**What is expected**
Here is the task for the listing below: output exactly the lines from the one containing "Rebuild this chart" through the one containing "var guests = [0, 0];", and leave out the pictures.

[Begin]

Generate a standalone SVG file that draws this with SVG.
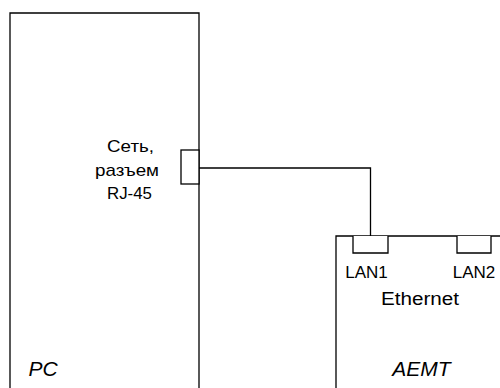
<svg xmlns="http://www.w3.org/2000/svg" width="500" height="388" viewBox="0 0 500 388">
<style>
.ln{fill:none;stroke:#000;stroke-width:1.3}
.port{fill:#fff;stroke:#000;stroke-width:1.3}
.t{font-family:"Liberation Sans",Arial,sans-serif;fill:#000;text-anchor:middle}
.it{font-style:italic}
</style>
<rect width="500" height="388" fill="#fff"/>
<g id="pc">
<path class="ln" d="M10,392 V13 H199 V392"/>
<rect class="port" x="181" y="150" width="18" height="34"/>
<text class="t" x="130.5" y="151.5" font-size="17" textLength="47" lengthAdjust="spacingAndGlyphs">Сеть,</text>
<text class="t" x="127" y="175.5" font-size="17" textLength="64" lengthAdjust="spacingAndGlyphs">разъем</text>
<text class="t" x="129.5" y="198.5" font-size="17" textLength="45" lengthAdjust="spacingAndGlyphs">RJ-45</text>
<text class="t it" x="43" y="376" font-size="21">PC</text>
</g>
<g id="aemt">
<path class="ln" d="M336,392 V236 H502"/>
<path class="port" d="M353,236 V253 H388 V236"/>
<path class="port" d="M457,236 V253 H491 V236"/>
<text class="t" x="366.5" y="278.3" font-size="17">LAN1</text>
<text class="t" x="474" y="278.3" font-size="17">LAN2</text>
<text class="t" x="420" y="305" font-size="18" textLength="78" lengthAdjust="spacingAndGlyphs">Ethernet</text>
<text class="t it" x="421.5" y="375.7" font-size="21">AEMT</text>
</g>
<g id="connectors">
<path class="ln" d="M199,168 H370.5 V236"/>
</g>
</svg>
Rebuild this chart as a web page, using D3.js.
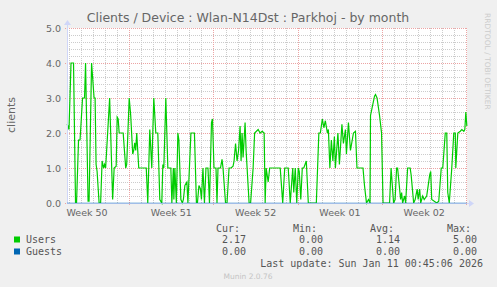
<!DOCTYPE html>
<html>
<meta charset="utf-8">
<style>
  body { margin: 0; background: #f0f0f0; }
  svg text { font-family: "DejaVu Sans", sans-serif; fill: #666; }
  .mono { font-family: "DejaVu Sans Mono", monospace; fill: #555; font-size: 10px; }
</style>
<body>
<div id="chart"></div>
<script src="https://cdn.jsdelivr.net/npm/d3@7"></script>
<script>
// hours since graph start (2h per sample)
var hours = [0,2,4,8,13,17,19,23,26,31,35,37,42,44,49,54,56,58,60,64,67,70,73,75,77,85,91,94,98,100,102,104,112,117,119,124,127,131,133,135,137,139,141,143,158,161,165,169,173,177,181,185,189,191,193,197,201,207,209,212,213,215,218,221,223,227,230,232,235,239,241,247,254,258,260,263,266,268,271,274,277,281,284,288,290,293,297,299,301,306,309,311,316,319,323,327,331,333,336,339,342,345,347,349,351,355,357,359,363,366,371,374,381,385,389,393,395,397,401,404,425,430,434,441,445,450,452,455,458,461,463,466,469,472,477,481,497,502,505,509,512,515,519,521,524,527,530,533,535,540,543,548,551,555,557,561,565,571,575,578,590,593,597,601,604,605,613,615,618,623,627,630,643,646,651,654,657,659,665,667,669,673,675,679,684,686,691,694,698,700,703,705,709,712,717,723,725,727,737,741,746,749,754,757,759,762,767,771,774,775,779,784,787,791,793,795,797];
var users = [2.25,2.2,2.1,4.0,4.0,0,0,1.8,1.8,3.0,3.0,4.0,0.05,0.05,4.0,3.0,3.0,1.1,0.9,0,0,1.2,1.0,1.1,1.0,3.0,0.1,1.0,1.05,2.45,2.4,2.0,2.0,1.0,1.1,3.0,2.5,1.4,1.5,1.72,1.5,2.0,1.5,1.0,1.0,0,2.1,1.0,3.0,2.0,2.0,0.1,0,1.1,1.0,3.0,1.0,1.0,0,1.0,0.1,1.0,0,2.0,1.8,0.1,0,0.1,0.5,0.6,0,2.0,2.0,0,0,0.5,0.4,0.1,1.0,0,1.0,1.0,0,2.3,2.4,1.0,1.0,0,1.0,1.0,1.25,1.0,0,0,1.0,1.0,1.05,1.2,1.7,1.2,1.5,2.2,1.2,2.0,1.3,2.3,1.5,1.0,0,0,1.0,2.0,2.1,2.0,2.05,2.0,0,1.0,0.6,1.0,1.0,0,1.0,1.0,0,1.0,0.3,1.0,0,1.0,0.9,0.1,1.0,1.0,1.2,0,0,2.0,2.0,2.4,2.15,2.35,2.0,2.1,1.0,1.8,1.2,1.9,1.0,2.0,1.1,2.25,1.7,2.1,1.4,2.3,1.5,2.0,2.05,1.0,1.0,0.5,0,0.1,0,2.5,3.05,3.1,3.0,2.5,2.0,0,0,1.0,0,0.1,1.0,1.0,0.1,0.3,0,0.2,0,1.0,1.0,0.8,0,0.1,0.4,0.1,0.4,0,0.2,0.1,0.2,0.8,0.9,0.1,0,0.05,1.0,1.0,2.0,2.0,0.3,0,1.0,2.0,2.0,1.0,2.0,2.05,2.1,2.05,2.1,2.6,2.2];
var guestHours = [0, 797];
var guests = [0, 0];

var yTicks = [0, 1, 2, 3, 4, 5];
var seriesNames = ["Users", "Guests"];
var seriesColors = ["#00cc00", "#0066b3"];
var statHeads = ["Cur:", "Min:", "Avg:", "Max:"];
var userStats = ["2.17", "0.00", "1.14", "5.00"];
var guestStats = ["0.00", "0.00", "0.00", "0.00"];

var W = 497, H = 287;
var pL = 67, pR = 467, pT = 28, pB = 203;

var start = new Date(Date.UTC(2025, 11, 9, 20, 0));
var end = new Date(Date.UTC(2026, 0, 12, 1, 20));

var svg = d3.select("#chart").append("svg")
    .attr("width", W).attr("height", H)
    .style("display", "block");

svg.append("rect").attr("width", W).attr("height", H).attr("fill", "#f0f0f0");
svg.append("rect").attr("x", pL).attr("y", pT)
    .attr("width", pR - pL).attr("height", pB - pT).attr("fill", "#fff");

var x = d3.scaleUtc().domain([start, end]).range([pL, pR]);
var y = d3.scaleLinear().domain([0, 5]).range([pB, pT]);
var t = function(h) { return new Date(start.getTime() + h * 3600e3); };

// minor grid
var g = svg.append("g").attr("shape-rendering", "crispEdges");
var mondays = d3.utcMonday.range(start, end).map(Number);
d3.utcDay.range(start, end).forEach(function(d) {
  if (mondays.indexOf(+d) >= 0) return;
  var xx = Math.round(x(d)) + 0.5;
  g.append("line").attr("x1", xx).attr("x2", xx).attr("y1", pT).attr("y2", pB)
    .attr("stroke", "#cccccc").attr("stroke-dasharray", "1,1");
});
d3.range(0, 5.01, 0.2).forEach(function(v) {
  if (Math.abs(v - Math.round(v)) < 1e-6) return;
  var yy = Math.round(y(v)) + 0.5;
  g.append("line").attr("x1", pL).attr("x2", pR).attr("y1", yy).attr("y2", yy)
    .attr("stroke", "#cccccc").attr("stroke-dasharray", "1,1");
});
// major grid
yTicks.forEach(function(v) {
  var yy = Math.round(y(v)) + 0.5;
  g.append("line").attr("x1", pL - 2).attr("x2", pR).attr("y1", yy).attr("y2", yy)
    .attr("stroke", "#eca4a4").attr("stroke-dasharray", "1,1");
});
mondays.forEach(function(d) {
  var xx = Math.round(x(d)) + 0.5;
  g.append("line").attr("x1", xx).attr("x2", xx).attr("y1", pT).attr("y2", pB + 3)
    .attr("stroke", "#eca4a4").attr("stroke-dasharray", "1,1");
});

// y labels
svg.append("g").selectAll("text").data(yTicks).enter().append("text")
    .attr("x", pL - 6).attr("y", function(d) { return y(d) + 3.5; })
    .attr("text-anchor", "end").style("font-size", "9.5px")
    .text(function(d) { return d.toFixed(1); });

// week labels at mid-week
var fmt = d3.utcFormat("Week %V");
d3.utcMonday.range(d3.utcMonday.floor(start), end).forEach(function(m) {
  var mid = new Date(+m + 3.5 * 864e5);
  if (mid < start || mid > end) return;
  svg.append("text").attr("x", x(mid)).attr("y", 216)
    .attr("text-anchor", "middle").style("font-size", "9.5px").text(fmt(m));
});

// series
var line = d3.line().x(function(d) { return x(t(d[0])); }).y(function(d) { return y(d[1]); });
svg.append("path").datum(d3.zip(hours, users))
    .attr("d", line).attr("fill", "none").attr("stroke", seriesColors[0]).attr("stroke-width", 1.2);

// axes
svg.append("line").attr("x1", pL).attr("x2", pR + 2).attr("y1", pB + 0.5).attr("y2", pB + 0.5)
    .attr("stroke", "#cfd6f8");
svg.append("path").attr("d", "M" + (pR + 2) + "," + (pB - 3) + "L" + (pR + 7) + "," + (pB + 0.5) + "L" + (pR + 2) + "," + (pB + 4) + "Z")
    .attr("fill", "#cfd6f8");
svg.append("line").attr("x1", pL + 0.5).attr("x2", pL + 0.5).attr("y1", pB).attr("y2", pT - 3)
    .attr("stroke", "#cfd6f8");
svg.append("path").attr("d", "M" + (pL - 3) + "," + (pT - 3) + "L" + (pL + 0.5) + "," + (pT - 8) + "L" + (pL + 4) + "," + (pT - 3) + "Z")
    .attr("fill", "#cfd6f8");
svg.append("path").datum(d3.zip(guestHours, guests))
    .attr("d", line).attr("fill", "none").attr("stroke", seriesColors[1]).attr("stroke-opacity", 0.45).attr("stroke-width", 1);

// title
svg.append("text").attr("x", 248).attr("y", 22).attr("text-anchor", "middle")
    .style("font-size", "12.5px").text("Clients / Device : Wlan-N14Dst : Parkhoj - by month");
svg.append("text").attr("transform", "translate(15,115) rotate(-90)")
    .attr("text-anchor", "middle").style("font-size", "11px").text("clients");
svg.append("text").attr("transform", "translate(485,13) rotate(90)")
    .style("font-size", "7.5px").style("fill", "#cccccc").text("RRDTOOL / TOBI OETIKER");

// legend
var colRight = [246, 323, 400, 477];
statHeads.forEach(function(s, i) {
  svg.append("text").attr("class", "mono").attr("x", colRight[i] - 6).attr("y", 232)
    .attr("text-anchor", "end").text(s);
});
[userStats, guestStats].forEach(function(row, r) {
  var yy = 243 + r * 12;
  svg.append("rect").attr("x", 14).attr("y", yy - 6.5).attr("width", 6).attr("height", 6)
    .attr("fill", seriesColors[r]);
  svg.append("text").attr("class", "mono").attr("x", 26).attr("y", yy).text(seriesNames[r]);
  row.forEach(function(v, i) {
    svg.append("text").attr("class", "mono").attr("x", colRight[i]).attr("y", yy)
      .attr("text-anchor", "end").text(v);
  });
});
svg.append("text").attr("class", "mono").attr("x", 483).attr("y", 267).attr("text-anchor", "end")
    .text("Last update: Sun Jan 11 00:45:06 2026");
svg.append("text").attr("x", 248).attr("y", 279).attr("text-anchor", "middle")
    .style("font-size", "7.5px").style("fill", "#c4c4c4").text("Munin 2.0.76");
</script>
</body>
</html>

[End]

**Task solution**
Rebuild this chart as a web page, using D3.js.
<!DOCTYPE html>
<html>
<meta charset="utf-8">
<style>
  body { margin: 0; background: #f0f0f0; }
  svg text { font-family: "DejaVu Sans", sans-serif; fill: #666; }
  .mono { font-family: "DejaVu Sans Mono", monospace; fill: #555; font-size: 10px; }
</style>
<body>
<div id="chart"></div>
<script src="https://cdn.jsdelivr.net/npm/d3@7"></script>
<script>
// hours since graph start (2h per sample)
var hours = [0,2,4,8,13,17,19,23,26,31,35,37,42,44,49,54,56,58,60,64,67,70,73,75,77,85,91,94,98,100,102,104,112,117,119,124,127,131,133,135,137,139,141,143,158,161,165,169,173,177,181,185,189,191,193,197,201,207,209,212,213,215,218,221,223,227,230,232,235,239,241,247,254,258,260,263,266,268,271,274,277,281,284,288,290,293,297,299,301,306,309,311,316,319,323,327,331,333,336,339,342,345,347,349,351,355,357,359,363,366,371,374,381,385,389,393,395,397,401,404,425,430,434,441,445,450,452,455,458,461,463,466,469,472,477,481,497,502,505,509,512,515,519,521,524,527,530,533,535,540,543,548,551,555,557,561,565,571,575,578,590,593,597,601,604,605,613,615,618,623,627,630,643,646,651,654,657,659,665,667,669,673,675,679,684,686,691,694,698,700,703,705,709,712,717,723,725,727,737,741,746,749,754,757,759,762,767,771,774,775,779,784,787,791,793,795,797];
var users = [2.25,2.2,2.1,4.0,4.0,0,0,1.8,1.8,3.0,3.0,4.0,0.05,0.05,4.0,3.0,3.0,1.1,0.9,0,0,1.2,1.0,1.1,1.0,3.0,0.1,1.0,1.05,2.45,2.4,2.0,2.0,1.0,1.1,3.0,2.5,1.4,1.5,1.72,1.5,2.0,1.5,1.0,1.0,0,2.1,1.0,3.0,2.0,2.0,0.1,0,1.1,1.0,3.0,1.0,1.0,0,1.0,0.1,1.0,0,2.0,1.8,0.1,0,0.1,0.5,0.6,0,2.0,2.0,0,0,0.5,0.4,0.1,1.0,0,1.0,1.0,0,2.3,2.4,1.0,1.0,0,1.0,1.0,1.25,1.0,0,0,1.0,1.0,1.05,1.2,1.7,1.2,1.5,2.2,1.2,2.0,1.3,2.3,1.5,1.0,0,0,1.0,2.0,2.1,2.0,2.05,2.0,0,1.0,0.6,1.0,1.0,0,1.0,1.0,0,1.0,0.3,1.0,0,1.0,0.9,0.1,1.0,1.0,1.2,0,0,2.0,2.0,2.4,2.15,2.35,2.0,2.1,1.0,1.8,1.2,1.9,1.0,2.0,1.1,2.25,1.7,2.1,1.4,2.3,1.5,2.0,2.05,1.0,1.0,0.5,0,0.1,0,2.5,3.05,3.1,3.0,2.5,2.0,0,0,1.0,0,0.1,1.0,1.0,0.1,0.3,0,0.2,0,1.0,1.0,0.8,0,0.1,0.4,0.1,0.4,0,0.2,0.1,0.2,0.8,0.9,0.1,0,0.05,1.0,1.0,2.0,2.0,0.3,0,1.0,2.0,2.0,1.0,2.0,2.05,2.1,2.05,2.1,2.6,2.2];
var guestHours = [0, 797];
var guests = [0, 0];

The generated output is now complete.